I knew that buffets were generally full of germs but I never really thought about it. I just chalked it up to other germ-filled things I did. Yes, I knew the worst hepatitis outbreak in the country’s history is because of a buffet. Yes, I knew about the Great Sizzler E. Coli Outbreak in Wisconsin. I didn’t really care.
But now? Now all I can think about is the times I’d eat nachos with my hands, give those hands a quick wipe, and go grab some spatula that someone else who had just eaten nachos has just grabbed. It really makes my skin crawl to even think about. I honestly can’t see myself ever eating at a buffet again, no matter how nice it is. I’m not alone. I don’t know how buffets are going to survive; something the restaurant industry is also wondering as well.
I imagine buffets will evolve into something safer, which is probably for the best. I imagine they’ll mostly be turned into some sort of cafeteria-style setting where the servers make our plates for us to our heart’s content. But we won’t be able to make plates just how we like — making sure the yams touch the Mac and cheese ever so softly, the way the burrito on the plate acts as a barrier between the rice and beans and the taco, the way a regular Wednesday night all-you-can-eat fish plate could be a monument to memories of eating at cookouts and family gatherings. It just won’t be the same.

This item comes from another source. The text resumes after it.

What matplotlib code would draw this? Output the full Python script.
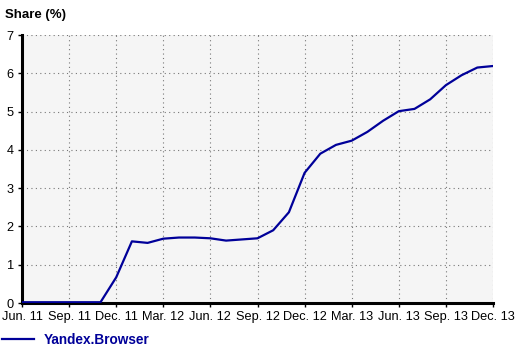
import matplotlib
matplotlib.use('Agg')
import matplotlib.pyplot as plt

# Yandex.Browser share, monthly from Jun. 11 to Dec. 13
months = ['Jun. 11', 'Jul. 11', 'Aug. 11', 'Sep. 11', 'Oct. 11', 'Nov. 11',
          'Dec. 11', 'Jan. 12', 'Feb. 12', 'Mar. 12', 'Apr. 12', 'May. 12',
          'Jun. 12', 'Jul. 12', 'Aug. 12', 'Sep. 12', 'Oct. 12', 'Nov. 12',
          'Dec. 12', 'Jan. 13', 'Feb. 13', 'Mar. 13', 'Apr. 13', 'May. 13',
          'Jun. 13', 'Jul. 13', 'Aug. 13', 'Sep. 13', 'Oct. 13', 'Nov. 13',
          'Dec. 13']
share = [0.02, 0.02, 0.02, 0.02, 0.02, 0.02,
         0.67, 1.61, 1.57, 1.68, 1.71, 1.71,
         1.69, 1.63, 1.66, 1.69, 1.90, 2.37,
         3.40, 3.90, 4.13, 4.24, 4.47, 4.76,
         5.01, 5.07, 5.32, 5.69, 5.95, 6.15,
         6.19]
series_name = 'Yandex.Browser'
y_ticks = [0, 1, 2, 3, 4, 5, 6, 7]

navy = '#000099'
plt.rcParams['font.family'] = ['Liberation Sans', 'DejaVu Sans']

fig = plt.figure(figsize=(5.2, 3.53), dpi=100)
ax = fig.add_axes([22 / 520, 1 - 303 / 353, (493 - 22) / 520, (303 - 35) / 353])
ax.set_facecolor('#f5f5f5')

x = list(range(len(months)))
line, = ax.plot(x, share, color=navy, lw=1.6, label=series_name, zorder=3,
                solid_joinstyle='round')

# ticks every 3 months
tick_pos = x[::3]
ax.set_xticks(tick_pos)
ax.set_xticklabels(months[::3], fontsize=9.2)
ax.set_yticks(y_ticks)
ax.set_yticklabels([str(v) for v in y_ticks], fontsize=9.2)
ax.set_xlim(0, len(months) - 1)
ax.set_ylim(0, 7)

ax.grid(True, linestyle=(0, (1, 3)), color='#777777', linewidth=0.8)
for s in ['top', 'right']:
    ax.spines[s].set_visible(False)
for s in ['left', 'bottom']:
    ax.spines[s].set_linewidth(2.2)
    ax.spines[s].set_color('black')
ax.tick_params(axis='both', length=3, width=1, pad=3, colors='black')

fig.text(5 / 520, 1 - 15 / 353, 'Share (%)', fontsize=9.5, fontweight='bold',
         va='center', ha='left')

leg = fig.legend(handles=[line], loc='center left',
                 bbox_to_anchor=(2 / 520, 1 - 340 / 353), frameon=False,
                 borderaxespad=0, borderpad=0,
                 handlelength=2.35, handletextpad=0.7,
                 prop={'weight': 'bold', 'size': 9.8})
for t in leg.get_texts():
    t.set_color(navy)

fig.savefig('out.png', dpi=100)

There’s a symbolic side to the waning of buffets too, especially in light of the way the world has exposed itself in the past year. The “all you can eat” establishments represented a last bastion of humanity observing any sort of social contract: Presented with a literal endless vat of food, people would avoid the urge to hoard. They used most of what they took, and there was always enough to go around.
Buffets managed to create a feeling that we’re all here for the same reason, and it only works if everyone gets a piece of the pie. Of course, they couldn’t last — they existed in a country that never made that feeling a priority.